Did anyone buy OPA1612 from Adeleparts2010?

Did anyone here buy OPA1612 from Adeleparts2010? (See attached image.)

As per the attached image over 3000 have been sold. Did anyone here buy them? If so, have you been able to measure them (noise and distortion) to verify that they are real and not fake?
 

Attachments

  • OPA1612 Adeleparts2010.png
    OPA1612 Adeleparts2010.png
    697.9 KB · Views: 276
I have seen one tenth as a common ratio between Digikey prices and volume pricing agreements. But I don't know about these op-amps.

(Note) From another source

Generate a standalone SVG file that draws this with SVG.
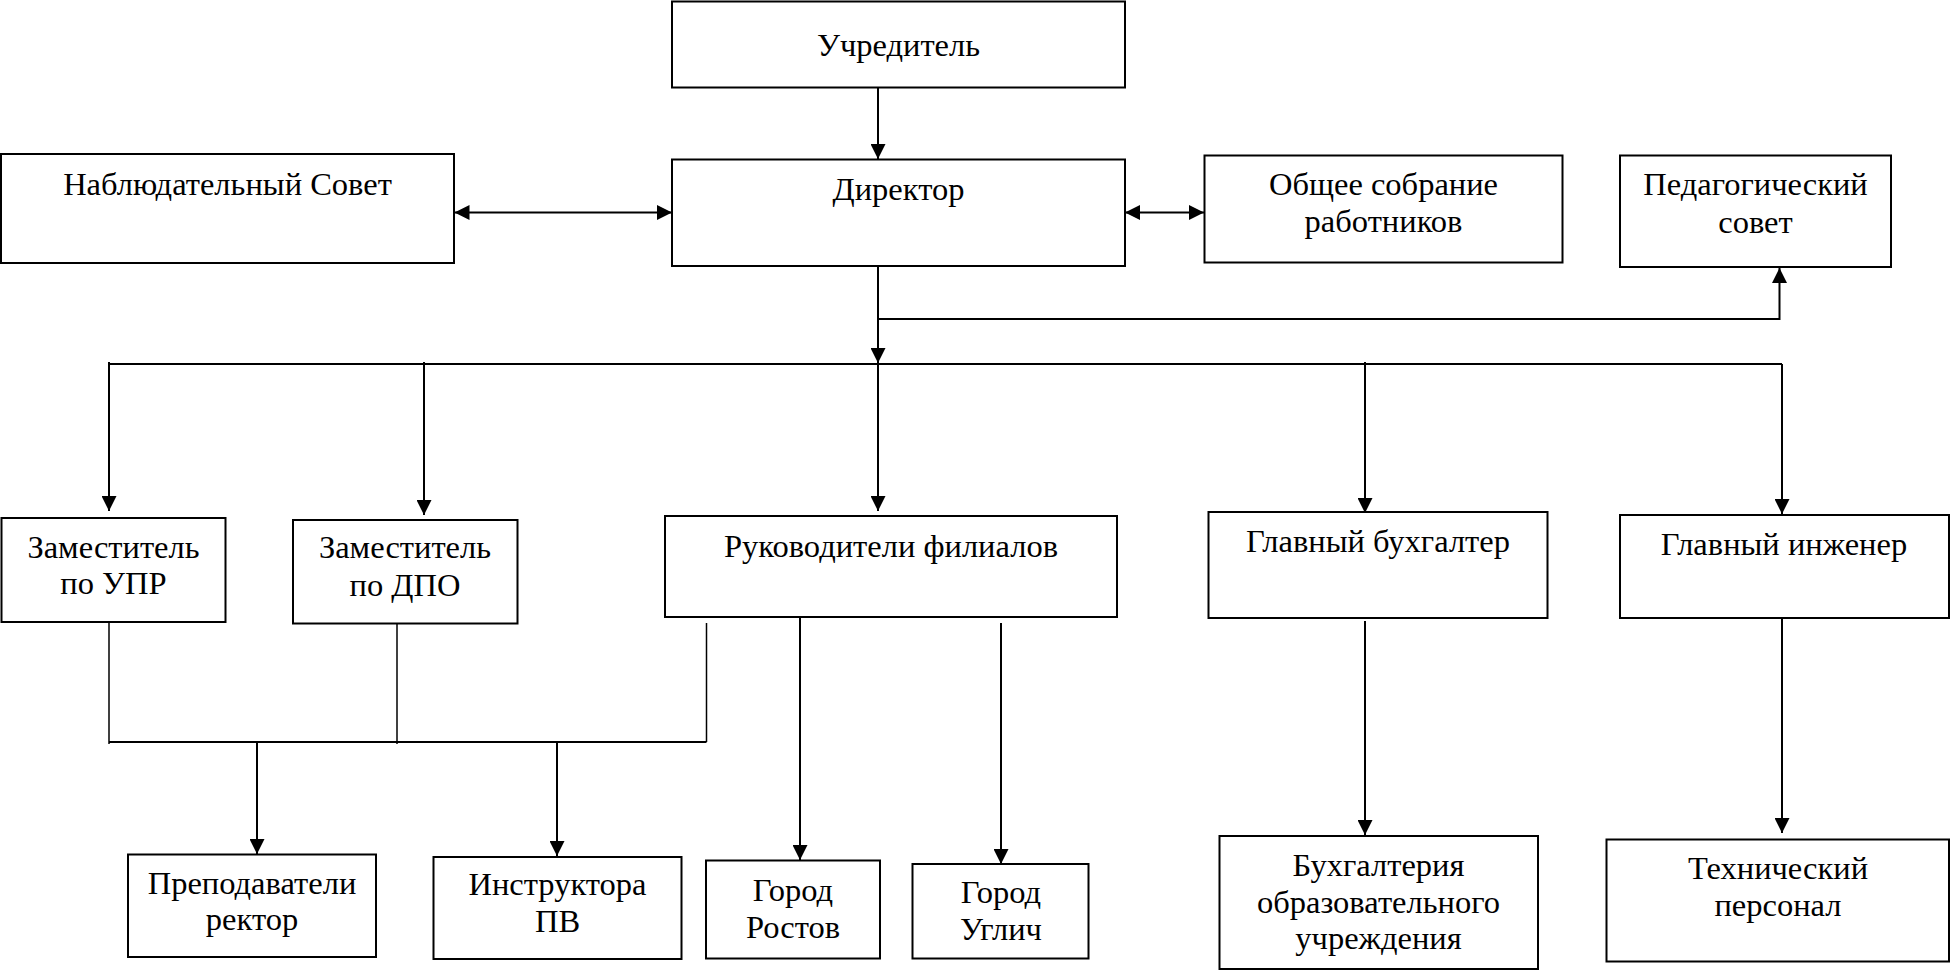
<svg xmlns="http://www.w3.org/2000/svg" width="1951" height="970" viewBox="0 0 1951 970" font-family="Liberation Serif, DejaVu Serif, serif">
<style>
rect.box{fill:#fff;stroke:#000;stroke-width:2}
text{font-family:'Liberation Serif','DejaVu Serif',serif;font-size:32.5px;fill:#000;text-anchor:middle}
.c{fill:none;stroke:#000;stroke-width:2}
.t{fill:none;stroke:#000;stroke-width:1.5}
</style>
<defs>
<marker id="ah" markerUnits="userSpaceOnUse" markerWidth="15" markerHeight="15" refX="15" refY="7.5" orient="auto-start-reverse">
<path d="M0,0 L15,7.5 L0,15 z" fill="#000"/>
</marker>
</defs>
<rect x="0" y="0" width="1951" height="970" fill="#fff"/>
<g id="connectors">
<path class="c" d="M878,88 V159" marker-end="url(#ah)"/>
<path class="c" d="M454.5,212.5 H672" marker-start="url(#ah)" marker-end="url(#ah)"/>
<path class="c" d="M1125,212.5 H1204" marker-start="url(#ah)" marker-end="url(#ah)"/>
<path class="c" d="M878,266 V363" marker-end="url(#ah)"/>
<path class="c" d="M878,319 H1779.5 V268" marker-end="url(#ah)"/>
<path class="c" d="M109,364 H1782"/>
<path class="c" d="M109,362 V511" marker-end="url(#ah)"/>
<path class="c" d="M424,362 V515" marker-end="url(#ah)"/>
<path class="c" d="M878,364 V511" marker-end="url(#ah)"/>
<path class="c" d="M1365,362 V513" marker-end="url(#ah)"/>
<path class="c" d="M1782,364 V514" marker-end="url(#ah)"/>
<path class="t" d="M109,622 V744"/>
<path class="t" d="M397,624 V744"/>
<path class="t" d="M706.5,623 V742"/>
<path class="c" d="M109,742 H706.5"/>
<path class="c" d="M257,742 V854" marker-end="url(#ah)"/>
<path class="c" d="M557,742 V856" marker-end="url(#ah)"/>
<path class="c" d="M800,617 V860" marker-end="url(#ah)"/>
<path class="c" d="M1001,623 V864" marker-end="url(#ah)"/>
<path class="c" d="M1365,621 V835" marker-end="url(#ah)"/>
<path class="c" d="M1782,618 V833" marker-end="url(#ah)"/>
</g>
<g id="uchreditel"><rect class="box" x="672" y="1.5" width="453" height="86"/><text x="898.5" y="56">Учредитель</text></g>
<g id="direktor"><rect class="box" x="672" y="159.5" width="453" height="106.5"/><text x="898.5" y="200">Директор</text></g>
<g id="nabl_sovet"><rect class="box" x="1" y="154" width="453" height="109"/><text x="227.5" y="195">Наблюдательный Совет</text></g>
<g id="obshee_sobranie"><rect class="box" x="1204.5" y="155.5" width="358" height="107"/><text x="1383.5" y="195">Общее собрание</text><text x="1383.5" y="232">работников</text></g>
<g id="ped_sovet"><rect class="box" x="1620" y="155.5" width="271" height="111.5"/><text x="1755.5" y="195">Педагогический</text><text x="1755.5" y="233">совет</text></g>
<g id="zam_upr"><rect class="box" x="1.5" y="518" width="224" height="104"/><text x="113.5" y="558">Заместитель</text><text x="113.5" y="594">по УПР</text></g>
<g id="zam_dpo"><rect class="box" x="293" y="520" width="224.5" height="103.5"/><text x="405" y="558">Заместитель</text><text x="405" y="596">по ДПО</text></g>
<g id="ruk_filialov"><rect class="box" x="665" y="516" width="452" height="101"/><text x="891" y="557">Руководители филиалов</text></g>
<g id="gl_buh"><rect class="box" x="1208.5" y="512" width="339" height="106"/><text x="1378" y="552">Главный бухгалтер</text></g>
<g id="gl_inzh"><rect class="box" x="1620" y="515" width="329" height="103"/><text x="1784" y="555">Главный инженер</text></g>
<g id="prepod"><rect class="box" x="128" y="854.5" width="248" height="102.5"/><text x="252" y="894">Преподаватели</text><text x="252" y="930">ректор</text></g>
<g id="instr"><rect class="box" x="433.5" y="857" width="248" height="102"/><text x="557.5" y="895">Инструктора</text><text x="557.5" y="932">ПВ</text></g>
<g id="rostov"><rect class="box" x="706" y="860.5" width="174" height="98"/><text x="793" y="901">Город</text><text x="793" y="938">Ростов</text></g>
<g id="uglich"><rect class="box" x="912.5" y="864" width="176" height="94.5"/><text x="1001" y="903">Город</text><text x="1001" y="940">Углич</text></g>
<g id="buhgalteria"><rect class="box" x="1219.5" y="836" width="318.5" height="133"/><text x="1378.5" y="876">Бухгалтерия</text><text x="1378.5" y="912.5">образовательного</text><text x="1378.5" y="949">учреждения</text></g>
<g id="tech_personal"><rect class="box" x="1606.5" y="839.5" width="342.5" height="122"/><text x="1778" y="879">Технический</text><text x="1778" y="915.5">персонал</text></g>
</svg>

Consider the price of your receiver, your phone or your TV. At Digikey prices you could not even buy a fraction of the raw components.
 
In general I agree. My rule of thumb is no power transistors, e-caps or op-amps from Ebay. I took a chance on the AD797 due to the extensive feedback and quantity shown. That has reinforced my rule not to buy those components online.

But it is sometimes not so simple. I have bought small test quantities from unknowns and ended up with what I needed and otherwise could not have bought. (One rack I am working on has 8x3x2 + 8x2 + 4x4 = 80 op-amps in it. There are six racks. So 480 op-amps.) One unknown supplier that I tested with two small orders and then one larger order has successfully delivered 120 of an important component and each batch has passed a battery of tests including using a notch filter to make measurements below the 120 dB range of the test equipment. [And a 60 dB gain LNA to verify noise performance.]

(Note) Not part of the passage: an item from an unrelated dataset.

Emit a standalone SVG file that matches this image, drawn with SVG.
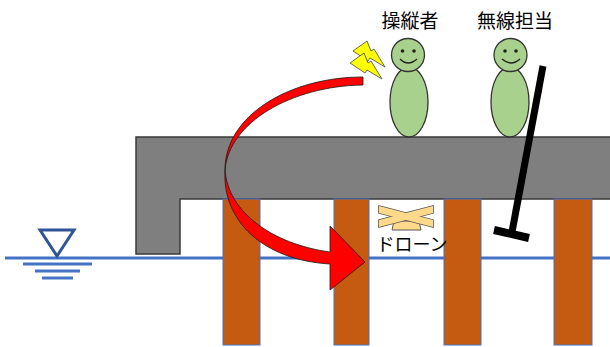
<svg xmlns="http://www.w3.org/2000/svg" width="610" height="347" viewBox="0 0 610 347">
  <style>
    .label { font-family: "Noto Sans CJK JP", "Noto Sans", sans-serif; font-size: 19px; fill: #000; }
    .pile { fill: #C55A11; stroke: #4472C4; stroke-width: 1; }
    .skin { fill: #A9D18E; stroke: #333; stroke-width: 1.3; }
    .water { stroke: #4472C4; stroke-width: 3; fill: none; }
    .bolt { fill: #FFFF00; stroke: #444; stroke-width: 0.8; stroke-linejoin: round; }
    .wing { fill: #FFD98A; }
  </style>
  <defs>
    <!-- single lightning bolt, pointing down-right -->
    <polygon id="boltShape" points="0,10 14,0 18,10 21,8 32,26 17,17 15,20"/>
  </defs>
  <rect width="610" height="347" fill="#fff"/>

  <!-- water level symbol and water surface -->
  <g id="water">
    <line class="water" x1="5" y1="258" x2="610" y2="258"/>
    <line class="water" x1="23" y1="264" x2="92" y2="264"/>
    <line class="water" x1="35" y1="271" x2="80" y2="271"/>
    <line class="water" x1="42" y1="278" x2="73" y2="278"/>
    <polygon points="40,230 74,230 57,256" fill="none" stroke="#2F5597" stroke-width="3" stroke-linejoin="miter"/>
  </g>

  <!-- concrete deck -->
  <g id="deck">
    <polygon points="136,137 615,137 615,199 180,199 180,254 136,254" fill="#7F7F7F" stroke="#3A3A3A" stroke-width="1.5"/>
  </g>

  <!-- piles -->
  <g id="piles">
    <rect class="pile" x="223" y="199" width="37" height="146"/>
    <rect class="pile" x="334" y="199" width="35" height="146"/>
    <rect class="pile" x="444" y="199" width="37" height="146"/>
    <rect class="pile" x="554" y="199" width="38" height="146"/>
  </g>

  <!-- operator -->
  <g id="operator">
    <ellipse class="skin" cx="409" cy="102" rx="19" ry="35"/>
    <circle class="skin" cx="408" cy="55" r="16.5"/>
    <circle cx="402.5" cy="51" r="1.8" fill="#222"/>
    <circle cx="414" cy="51" r="1.8" fill="#222"/>
    <path d="M400,59 Q408,67 417,59" fill="none" stroke="#222" stroke-width="1.5"/>
    <text class="label" x="410" y="28" text-anchor="middle">操縦者</text>
  </g>

  <!-- radio operator -->
  <g id="radio-operator">
    <ellipse class="skin" cx="510" cy="102" rx="19" ry="35"/>
    <circle class="skin" cx="510.5" cy="55" r="16.5"/>
    <circle cx="505" cy="51" r="1.8" fill="#222"/>
    <circle cx="516" cy="51" r="1.8" fill="#222"/>
    <path d="M502,59 Q511,67 520,59" fill="none" stroke="#222" stroke-width="1.5"/>
    <text class="label" x="515" y="28" text-anchor="middle">無線担当</text>
  </g>

  <!-- antenna pole -->
  <g id="pole">
    <line x1="543" y1="66" x2="512" y2="232" stroke="#000" stroke-width="7"/>
    <line x1="494" y1="230" x2="529" y2="238" stroke="#000" stroke-width="8"/>
  </g>

  <!-- signal bolts -->
  <g id="signal">
    <use href="#boltShape" class="bolt" transform="translate(353,41)"/>
    <use href="#boltShape" class="bolt" transform="translate(350,53)"/>
  </g>

  <!-- drone -->
  <g id="drone">
    <polygon points="394,221 419,221 421,230 392,230" class="wing" stroke="#555" stroke-width="1"/>
    <g stroke="#555" stroke-width="1.6" class="wing">
      <polygon points="379,206 433,220 433,227 379,213"/>
      <polygon points="379,220 433,206 433,213 379,227"/>
    </g>
    <g class="wing">
      <polygon points="379,206 433,220 433,227 379,213"/>
      <polygon points="379,220 433,206 433,213 379,227"/>
    </g>
    <text class="label" x="412" y="251" text-anchor="middle" style="font-size:18px">ドローン</text>
  </g>

  <!-- flight route -->
  <g id="connectors">
    <path d="M363,77 C290,77 225,115 225,170 C228,212 272,244 330,252 L330,226 L365,262 L330,290 L330,264 C262,260 222,220 225,170 C229,122 292,86 363,85 Z" fill="#FF0000" stroke="#1a1a1a" stroke-width="0.8" stroke-linejoin="miter"/>
  </g>
</svg>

Anyways I did not buy the OPA1612 but someone else did and mentioned it to me. So I searched and saw that thousands of those had been sold also. So I wanted to know what others had found, if they had tested and verified their purchase.

I wonder if the OPA1612 are like this:
Fake OPA1612 from China


I have done similar small test batches and examination of some other components such as solid polymer capacitors, polypropylene capacitors and certain difficult to obtain very low noise transistors. It enabled the use of better components (actual measured performance) that otherwise would be way out of the budget. But it is a lot of work. [But I have enjoyed learning/building the LNA, notch filter, discrete ultra low noise supplies, etc.]
 
Last edited:
You need known genuine parts of the same type number for a benchmark to compare the cheap China chips to.


Yes. I am finding that a known good reference chip plus a test socket on a DAC output filter works pretty well for fake detection. For example looking at distortion at 6kHz with a CS4398 DAC.